As for the collection he presented at Paris Couture Week, he says it featured more of the hallmarks of Indian couture. For this collection, a lot of Indian handwoven tissues were woven in gold and silver along with handwoven Banarasi brocades to make the signature sculpture couture. “The elemental dresses are realised with traditional Indian embroidery techniques like zardozi and aariwork using materials like nakshi, baadla and zari,” he notes.
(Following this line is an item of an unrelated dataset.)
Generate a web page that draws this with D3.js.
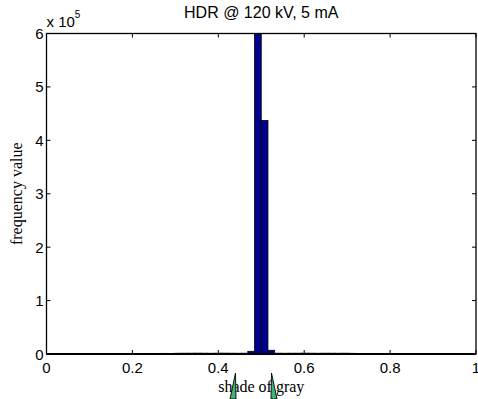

Although the wedding market dominates the Indian couture market, Gaurav's clientele includes experimental brides who don't want to wear a traditional lehenga but still want to retain certain elements, and the designer knows how to make it work best. “In comparison, the international market is more open to couture sensibilities. I think the market only varies with respect to garments in demand,” he says about the burgeoning global couture buyer having a knack for Indian design elements. “Global couture buyers aren't rigid with their opinions. They are open to listening, seeing and understanding the perspectives of those around them and forming newer opinions. The demands are rooted in the careful attention to detail, bespoke customisation and high quality.”
That's how Gupta's monumental structures based on contemporary silhouettes and Indian craft are making a name for themselves in the West. “When it comes to ideology and design, my main influences have been surrealism, fanaticism, and old Indian beliefs.”
Hot off the tails, where the brand has had some successful collaborations with some of the globally renowned cultural catalysts for iconic red carpet moments, Gupta knows there’s more to just celebrity dressing when it comes to strengthening the brand internationally.
“Currently, global expansion is the direction that the brand is focusing on, through a robust distribution and retail plan,” the couturier signs off, indicating that there’s a lot more to look forward to from the house of Gaurav Gupta.